[Dataset entries]

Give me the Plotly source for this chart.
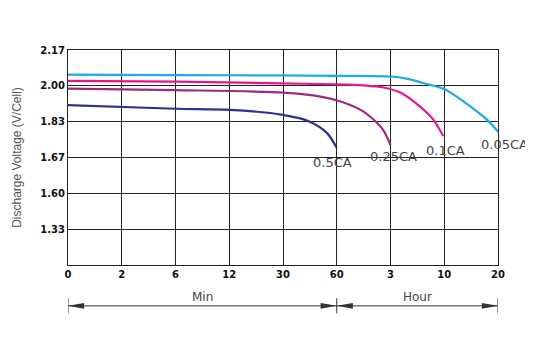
import plotly.graph_objects as go

# Axis tick labels (evenly spaced positions on both axes)
x_tick_labels = ["0", "2", "6", "12", "30", "60", "3", "10", "20"]
y_tick_labels = ["", "1.33", "1.60", "1.67", "1.83", "2.00", "2.17"]

# Series, in axis-position units (tick index)
x_005 = [0, 2, 4, 5, 6, 6.3, 6.6, 7.0, 7.4, 7.8, 8.0]
y_005 = [5.31, 5.30, 5.29, 5.28, 5.26, 5.20, 5.08, 4.91, 4.52, 4.05, 3.72]

x_010 = [0, 2, 3.94, 5, 5.5, 5.85, 6.2, 6.55, 6.8, 6.98]
y_010 = [5.14, 5.12, 5.07, 5.04, 5.01, 4.96, 4.80, 4.42, 4.05, 3.60]

x_025 = [0, 2, 4, 4.7, 5.1, 5.5, 5.85, 6.0]
y_025 = [4.92, 4.88, 4.81, 4.70, 4.55, 4.28, 3.80, 3.35]

x_050 = [0, 2, 3.01, 4, 4.5, 4.82, 5.0]
y_050 = [4.46, 4.36, 4.33, 4.19, 4.0, 3.68, 3.27]

series_names = ["0.05CA", "0.1CA", "0.25CA", "0.5CA"]
series_colors = ["#1aace6", "#e8168a", "#9c2a84", "#2e3192"]
series_x = [x_005, x_010, x_025, x_050]
series_y = [y_005, y_010, y_025, y_050]
label_pos = [(8.13, 3.35), (7.02, 3.2), (6.05, 3.02), (4.92, 2.86)]

fig = go.Figure()
for xs, ys, c, n in zip(series_x, series_y, series_colors, series_names):
    fig.add_trace(go.Scatter(x=xs, y=ys, mode="lines", name=n,
                             line=dict(color=c, width=2.2, shape="spline", smoothing=0.8),
                             showlegend=False, hoverinfo="skip"))

for n, (lx, ly) in zip(series_names, label_pos):
    fig.add_annotation(x=lx / 8, y=ly / 6, xref="paper", yref="paper", text=n, showarrow=False,
                       xanchor="center", yanchor="middle",
                       font=dict(family="DejaVu Sans", size=13, color="#444444"))

tickfont = dict(family="DejaVu Sans", size=10, color="#111111", weight="bold")
fig.update_xaxes(range=[0, 8], tickmode="array", tickvals=list(range(9)), automargin=False,
                 ticktext=x_tick_labels, showgrid=True, gridcolor="#222222", gridwidth=1,
                 showline=True, linecolor="#222222", linewidth=1, mirror=True,
                 zeroline=False, ticks="", tickfont=tickfont)
fig.update_yaxes(range=[0, 6], tickmode="array", tickvals=list(range(7)), automargin=False,
                 ticktext=y_tick_labels, showgrid=True, gridcolor="#222222", gridwidth=1,
                 showline=True, linecolor="#222222", linewidth=1, mirror=True,
                 zeroline=False, ticks="", tickfont=tickfont,
                 title=dict(text="Discharge Voltage (V/Cell)", standoff=16,
                            font=dict(family="Liberation Sans", size=12, color="#555555")))

# Min / Hour arrows below the axis
ya = -0.19
shapes = []
shapes.append(dict(type="line", xref="x", yref="paper", x0=0, x1=8, y0=ya, y1=ya,
                   line=dict(color="#333333", width=1)))
for xv in [0, 5, 8]:
    shapes.append(dict(type="line", xref="x", yref="paper", x0=xv, x1=xv, y0=ya - 0.035, y1=ya + 0.035,
                       line=dict(color="#333333", width=1)))
h = 0.013
L = 0.3
for tip, d in [(0, 1), (5, -1), (5, 1), (8, -1)]:
    b = tip + d * L
    shapes.append(dict(type="path", xref="x", yref="paper",
                       path=f"M {tip},{ya} L {b},{ya + h} L {b},{ya - h} Z",
                       fillcolor="#333333", line=dict(width=0)))
fig.update_layout(shapes=shapes)
fig.add_annotation(x=2.5, y=ya + 0.042, xref="x", yref="paper", text="Min", showarrow=False,
                   yanchor="middle",
                   font=dict(family="DejaVu Sans", size=12, color="#444444"))
fig.add_annotation(x=6.5, y=ya + 0.042, xref="x", yref="paper", text="Hour", showarrow=False,
                   yanchor="middle",
                   font=dict(family="DejaVu Sans", size=12, color="#444444"))

# page body has an 8px margin, so the figure is drawn 8px smaller and offset
fig.update_layout(width=525, height=353, margin=dict(l=60, r=35, t=42, b=96),
                  plot_bgcolor="white", paper_bgcolor="white")
fig.write_html("out.html")
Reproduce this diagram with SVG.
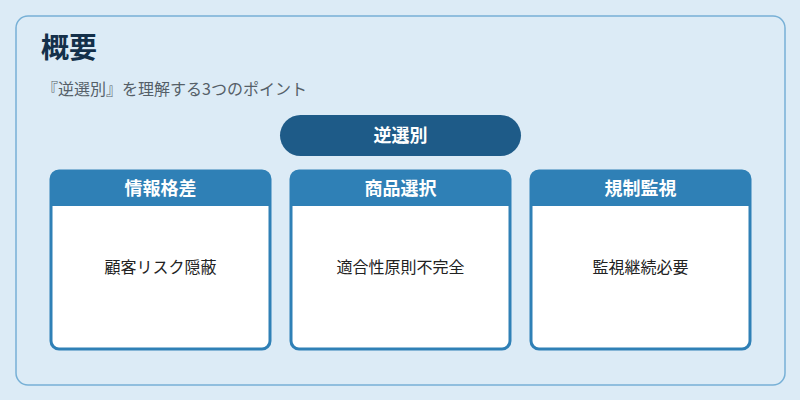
<svg xmlns="http://www.w3.org/2000/svg" width="800" height="400" viewBox="0 0 800 400">
<style>
text{font-family:"Noto Sans CJK JP","Noto Sans",sans-serif}
.card{fill:#fff;stroke:#2f80b6;stroke-width:3}
.hd{fill:#2f80b6}
.ht{fill:#fff;font-size:18px;font-weight:bold;text-anchor:middle}
.bt{fill:#222;font-size:16px;text-anchor:middle}
</style>
<rect width="800" height="400" fill="#dcebf6"/>
<rect x="16" y="16" width="769" height="369" rx="12" fill="#dcebf6" stroke="#77b0d6" stroke-width="1.5"/>
<text x="41" y="58" font-size="28" font-weight="bold" fill="#14304a">概要</text>
<text x="42" y="95" font-size="16" fill="#555f68">『逆選別』を理解する3つのポイント</text>
<g id="main"><rect x="280" y="115" width="241" height="41" rx="20.5" fill="#1e5b88"/><text x="400.5" y="142" font-size="18" font-weight="bold" fill="#fff" text-anchor="middle">逆選別</text></g>
<g id="n1"><rect class="card" x="51" y="171" width="219" height="178" rx="8"/><path class="hd" d="M51 206V179a8 8 0 0 1 8-8h203a8 8 0 0 1 8 8v27z"/><text class="ht" x="160.5" y="195">情報格差</text><text class="bt" x="160.5" y="273">顧客リスク隠蔽</text></g>
<g id="n2"><rect class="card" x="291" y="171" width="219" height="178" rx="8"/><path class="hd" d="M291 206V179a8 8 0 0 1 8-8h203a8 8 0 0 1 8 8v27z"/><text class="ht" x="400.5" y="195">商品選択</text><text class="bt" x="400.5" y="273">適合性原則不完全</text></g>
<g id="n3"><rect class="card" x="531" y="171" width="219" height="178" rx="8"/><path class="hd" d="M531 206V179a8 8 0 0 1 8-8h203a8 8 0 0 1 8 8v27z"/><text class="ht" x="640.5" y="195">規制監視</text><text class="bt" x="640.5" y="273">監視継続必要</text></g>
<g id="connectors"></g>
</svg>
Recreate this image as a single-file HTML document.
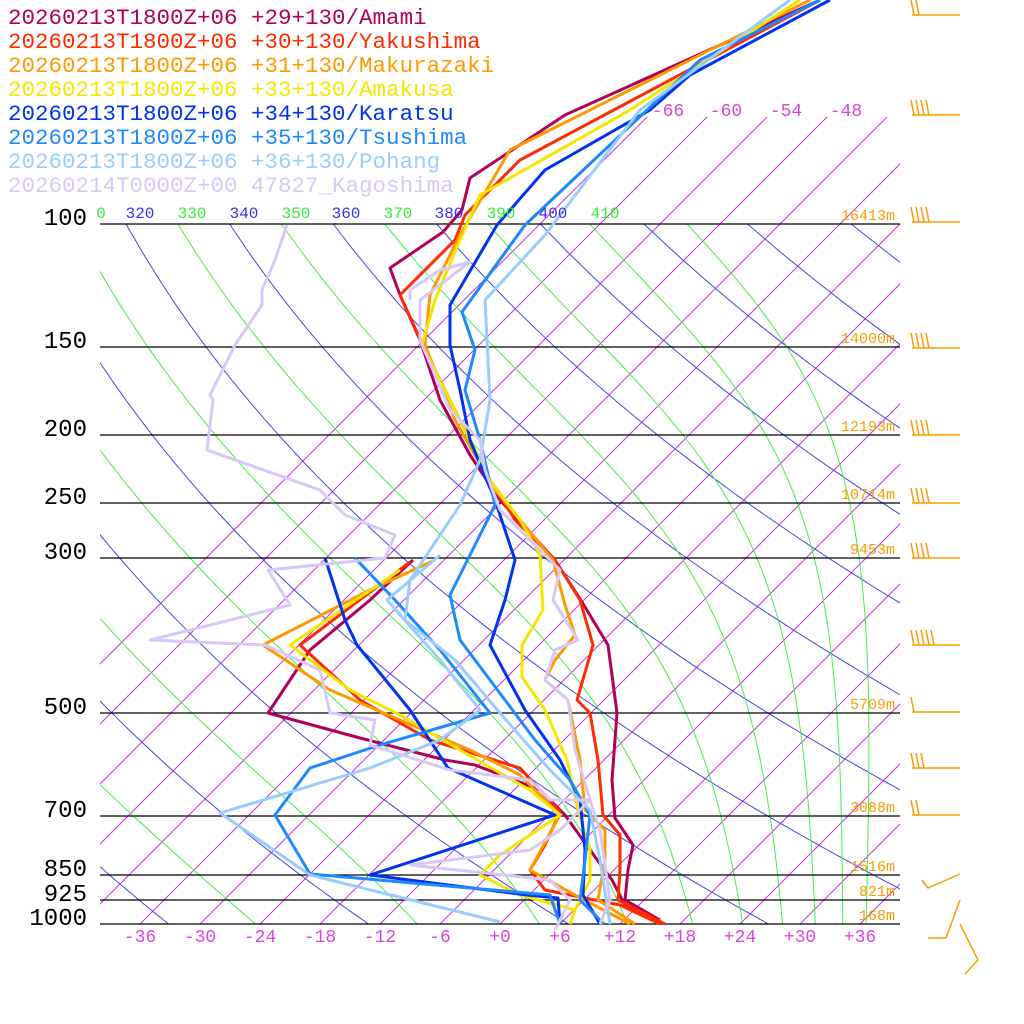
<!DOCTYPE html>
<html><head><meta charset="utf-8"><style>
html,body{margin:0;padding:0;background:#fff;width:1024px;height:1024px;overflow:hidden}
svg{display:block}
</style></head><body>
<svg id="s" width="1024" height="1024" xmlns="http://www.w3.org/2000/svg" font-family="Liberation Mono, monospace">
<defs>
<clipPath id="c1"><rect x="100" y="117" width="800" height="807"/></clipPath>
<clipPath id="c2"><rect x="100" y="205" width="800" height="719"/></clipPath>
</defs>
<g id="bg"></g>
<g id="snd" fill="none" stroke-width="3" stroke-linejoin="round"></g>
<g id="txt"></g>
</svg>
<script>
var NS="http://www.w3.org/2000/svg";
function el(p,t,a,txt){var e=document.createElementNS(NS,t);for(var k in a)e.setAttribute(k,a[k]);if(txt!==undefined)e.textContent=txt;p.appendChild(e);return e;}
var bg=document.getElementById('bg'),snd=document.getElementById('snd'),tx=document.getElementById('txt');
function Y(p){return 224+304*Math.log(p/100);}
function X(T,y){return 500+10*T+(924-y);}
// isotherms
var g1=el(bg,'g',{'clip-path':'url(#c1)',stroke:'#cc33dd','stroke-width':1});
for(var T=-66;T<=42;T+=6){var x0=X(T,924);el(g1,'line',{x1:x0,y1:924,x2:x0+824,y2:100});}
var g2=el(bg,'g',{'clip-path':'url(#c2)',fill:'none','stroke-width':1});
// dry adiabats
for(var th=200;th<=520;th+=20){var d='';for(var p=100;p<=1000;p+=10){var t=th*Math.pow(p/1000,0.2857)-273.15;var y=Y(p);d+=(p==100?'M':'L')+X(t,y).toFixed(1)+','+y.toFixed(1);}el(g2,'path',{d:d,stroke:'#4444ee'});}
// moist (theta-e) lines
function es(t){return 6.112*Math.exp(17.67*t/(t+243.5));}
function the(t,p){var r=0.622*es(t)/(p-es(t));return (t+273.15)*Math.pow(1000/p,0.2857)*Math.exp(2.5e6*r/(1004*(t+273.15)));}
for(var te=230;te<=430;te+=20){var d='';var first=true;for(var p=100;p<=1000;p+=10){var lo=-120,hi=50;for(var i=0;i<40;i++){var m=(lo+hi)/2;if(the(m,p)<te)lo=m;else hi=m;}var y=Y(p);d+=(first?'M':'L')+X(lo,y).toFixed(1)+','+y.toFixed(1);first=false;}el(g2,'path',{d:d,stroke:'#44ee44'});}
// isobars
var P=[[100,'100','16413m'],[150,'150','14000m'],[200,'200','12193m'],[250,'250','10714m'],[300,'300','9453m'],[500,'500','5709m'],[700,'700','3088m'],[850,'850','1516m'],[925,'925','821m'],[1000,'1000','168m']];
P.forEach(function(a){var y=Math.round(Y(a[0]));el(bg,'line',{x1:100,y1:y,x2:900,y2:y,stroke:'#000','stroke-width':1.2});
el(tx,'text',{x:87,y:y+1,'text-anchor':'end','font-size':24,fill:'#000'},a[1]);
el(tx,'text',{x:895,y:y-4,'text-anchor':'end','font-size':15,fill:'#ff9900'},a[2]);});
// bottom labels
for(var T=-36;T<=36;T+=6){el(tx,'text',{x:500+10*T,y:942,'text-anchor':'middle','font-size':18,fill:'#dd44dd'},(T>=0?'+':'')+T);}
[[-66,668],[-60,726],[-54,786],[-48,846]].forEach(function(a){el(tx,'text',{x:a[1],y:116,'text-anchor':'middle','font-size':18,fill:'#dd44dd'},a[0]);});
[['0',101,'#33ee33'],['320',140,'#3333ee'],['330',192,'#33ee33'],['340',244,'#3333ee'],['350',296,'#33ee33'],['360',346,'#3333ee'],['370',398,'#33ee33'],['380',449,'#3333ee'],['390',501,'#33ee33'],['400',553,'#3333ee'],['410',605,'#33ee33']].forEach(function(a){el(tx,'text',{x:a[1],y:218,'text-anchor':'middle','font-size':16,fill:a[2]},a[0]);});
// soundings
var S=[
['#b0005a','20260213T1800Z+06 +29+130/Amami',
'820,0 565,115 470,178 462,210 443,232 390,268 400,295 420,340 440,400 470,455 500,500 555,560 582,602 608,645 617,713 612,780 615,818 633,845 628,870 625,900 660,920',
'413,560 370,600 310,650 268,713 360,738 445,760 475,765 540,790 565,815 590,850 612,880 625,905 660,924'],
['#ff2a00','20260213T1800Z+06 +30+130/Yakushima',
'820,0 520,160 465,215 455,240 400,295 425,350 460,420 490,480 515,520 555,560 580,600 593,645 577,700 590,713 598,760 603,815 620,835 620,870 618,900 665,924',
'410,562 300,645 360,700 430,740 520,768 560,812 545,845 530,870 545,890 620,905 660,924'],
['#ff9900','20260213T1800Z+06 +31+130/Makurazaki',
'810,0 510,150 460,235 430,295 425,345 455,420 495,490 520,520 553,560 565,605 575,635 555,660 545,680 568,700 580,760 585,810 605,830 605,860 598,900 635,924',
'435,560 370,590 263,645 330,690 400,720 470,750 520,775 560,815 530,870 575,895 630,924'],
['#f5e600','20260213T1800Z+06 +33+130/Amakusa',
'800,0 630,110 480,195 460,240 435,300 422,345 455,410 490,480 520,520 540,555 543,610 522,645 522,677 545,710 567,760 578,810 590,850 590,880 575,910 570,924',
'400,570 290,645 350,690 400,715 460,750 530,790 560,815 500,855 480,875 520,895 575,910'],
['#0033ee','20260213T1800Z+06 +34+130/Karatsu',
'830,0 690,75 650,110 545,170 497,225 450,305 450,345 460,390 470,440 495,500 515,560 505,600 490,645 525,710 560,760 580,800 585,850 583,895 600,924',
'325,558 345,620 357,645 410,710 433,745 448,768 555,815 370,875 527,895 558,898 560,924'],
['#1e88ff','20260213T1800Z+06 +35+130/Tsushima',
'820,0 700,60 525,225 462,312 475,350 465,390 480,440 495,505 450,595 460,640 490,680 535,740 570,780 590,815 585,860 580,900 604,924',
'355,558 395,600 440,650 490,713 380,745 310,768 275,815 310,874 550,895 560,924'],
['#99ccff','20260213T1800Z+06 +36+130/Pohang',
'790,0 640,110 545,235 485,300 490,400 480,460 460,505 410,580 405,620 455,660 500,713 550,770 590,810 600,860 610,924',
'440,555 387,600 440,660 480,710 440,740 370,768 220,813 310,875 500,922'],
['#d8c8f8','20260214T0000Z+00 47827_Kagoshima',
'410,300 410,290 440,270 470,262 420,300 420,340 450,410 480,440 485,470 500,510 560,570 553,600 578,640 555,650 545,680 568,700 575,750 590,800 600,830 610,900 600,924',
'287,225 275,260 262,290 262,305 235,345 210,395 213,400 207,450 320,490 345,515 395,535 385,558 268,570 290,605 150,640 265,645 320,670 330,713 375,720 370,745 450,770 530,780 550,800 590,800 560,830 530,850 410,865 550,880 570,900 555,930']
];
S.forEach(function(s,i){el(snd,'polyline',{points:s[2],stroke:s[0]});el(snd,'polyline',{points:s[3],stroke:s[0]});
el(tx,'text',{x:8,y:24+i*24,'font-size':22.5,fill:s[0]},s[1]);});
// wind barbs
var W=[[15,2],[115,4],[222,4],[348,4],[435,4],[503,4],[558,4],[645,5],[712,1],[768,3],[815,2]];
var gw=el(bg,'g',{stroke:'#ff9900','stroke-width':1.5,fill:'none'});
W.forEach(function(w){var y=w[0];el(gw,'line',{x1:912,y1:y,x2:960,y2:y});for(var k=0;k<w[1];k++){var x=914+k*5;el(gw,'line',{x1:x,y1:y,x2:x-3,y2:y-15});}});
el(gw,'polyline',{points:'922,880 928,888 960,874'});
el(gw,'polyline',{points:'928,938 946,938 960,900'});
el(gw,'polyline',{points:'960,924 978,960 965,974'});
</script>
</body></html>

Work instructions. Identify the lines above with the word "this". Copy them.

Exercise result.
Give me the Plotly source for this chart.
Reproduce this diagram with SVG.
Recreate this image as a single-file HTML document.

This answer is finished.